▶ [Directions for this task]: Write out every line of the material as it stands, apart from the pictures.

▶ [Supplied information]:
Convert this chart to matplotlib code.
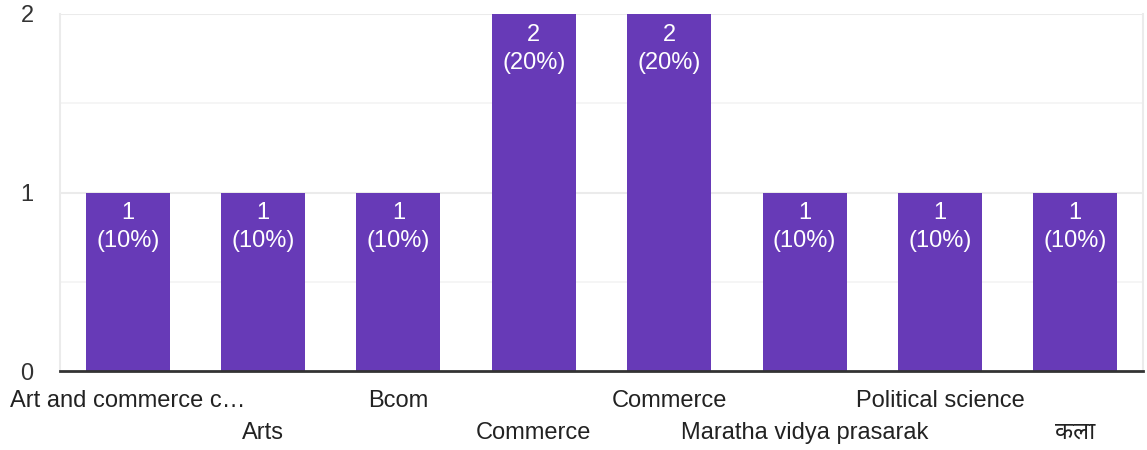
import matplotlib
matplotlib.use("Agg")
import matplotlib.pyplot as plt

categories = ["Art and commerce c…", "Arts", "Bcom", "Commerce", "Commerce",
              "Maratha vidya prasarak", "Political science", "कला"]
values = [1, 1, 1, 2, 2, 1, 1, 1]
percents = ["10%", "10%", "10%", "20%", "20%", "10%", "10%", "10%"]
yticks = [0, 1, 2]

FAM = ['Liberation Sans', 'Noto Sans', 'DejaVu Sans']
plt.rcParams['font.family'] = FAM
FS = 17

fig = plt.figure(figsize=(11.47, 4.5), dpi=100)
ax = fig.add_axes([60/1147, 79/450, 1083/1147, 357/450])

x = list(range(len(categories)))
bars = ax.bar(x, values, width=0.62, color="#673ab7", zorder=3)

ax.set_xlim(-0.5, len(categories) - 0.5)
ax.set_ylim(0, 2)

for yv in [0.5, 1.5]:
    ax.axhline(yv, color="#f4f4f4", lw=1.2, zorder=1)
for yv in [1, 2]:
    ax.axhline(yv, color="#ebebeb", lw=1.5, zorder=1)

for xi, v, p in zip(x, values, percents):
    ax.annotate(f"{v}\n({p})", xy=(xi, v), xytext=(0, -7), textcoords="offset points",
                ha="center", va="top", color="white", fontsize=FS, linespacing=1.36, zorder=4)

ax.set_yticks(yticks)
ax.set_yticklabels([str(t) for t in yticks], fontsize=FS, color="#333333")
ax.tick_params(axis="y", length=0, pad=19)
ax.set_xticks([])

for i, (xi, lab) in enumerate(zip(x, categories)):
    yoff = -21.6 if i % 2 == 0 else -44.6
    ax.annotate(lab, xy=(xi, 0), xytext=(0, yoff), textcoords="offset points",
                ha="center", va="center", fontsize=FS, color="#222222", family=FAM)

for s in ["left", "right"]:
    ax.spines[s].set_color("#ebebeb")
    ax.spines[s].set_linewidth(1.5)
ax.spines["top"].set_visible(False)
ax.spines["bottom"].set_color("#333333")
ax.spines["bottom"].set_linewidth(2)
ax.spines["bottom"].set_zorder(5)

fig.savefig("out.png", dpi=100)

▶ [Answer for this exercise]:
Convert this chart to matplotlib code.
import matplotlib
matplotlib.use("Agg")
import matplotlib.pyplot as plt

categories = ["Art and commerce c…", "Arts", "Bcom", "Commerce", "Commerce",
              "Maratha vidya prasarak", "Political science", "कला"]
values = [1, 1, 1, 2, 2, 1, 1, 1]
percents = ["10%", "10%", "10%", "20%", "20%", "10%", "10%", "10%"]
yticks = [0, 1, 2]

FAM = ['Liberation Sans', 'Noto Sans', 'DejaVu Sans']
plt.rcParams['font.family'] = FAM
FS = 17

fig = plt.figure(figsize=(11.47, 4.5), dpi=100)
ax = fig.add_axes([60/1147, 79/450, 1083/1147, 357/450])

x = list(range(len(categories)))
bars = ax.bar(x, values, width=0.62, color="#673ab7", zorder=3)

ax.set_xlim(-0.5, len(categories) - 0.5)
ax.set_ylim(0, 2)

for yv in [0.5, 1.5]:
    ax.axhline(yv, color="#f4f4f4", lw=1.2, zorder=1)
for yv in [1, 2]:
    ax.axhline(yv, color="#ebebeb", lw=1.5, zorder=1)

for xi, v, p in zip(x, values, percents):
    ax.annotate(f"{v}\n({p})", xy=(xi, v), xytext=(0, -7), textcoords="offset points",
                ha="center", va="top", color="white", fontsize=FS, linespacing=1.36, zorder=4)

ax.set_yticks(yticks)
ax.set_yticklabels([str(t) for t in yticks], fontsize=FS, color="#333333")
ax.tick_params(axis="y", length=0, pad=19)
ax.set_xticks([])

for i, (xi, lab) in enumerate(zip(x, categories)):
    yoff = -21.6 if i % 2 == 0 else -44.6
    ax.annotate(lab, xy=(xi, 0), xytext=(0, yoff), textcoords="offset points",
                ha="center", va="center", fontsize=FS, color="#222222", family=FAM)

for s in ["left", "right"]:
    ax.spines[s].set_color("#ebebeb")
    ax.spines[s].set_linewidth(1.5)
ax.spines["top"].set_visible(False)
ax.spines["bottom"].set_color("#333333")
ax.spines["bottom"].set_linewidth(2)
ax.spines["bottom"].set_zorder(5)

fig.savefig("out.png", dpi=100)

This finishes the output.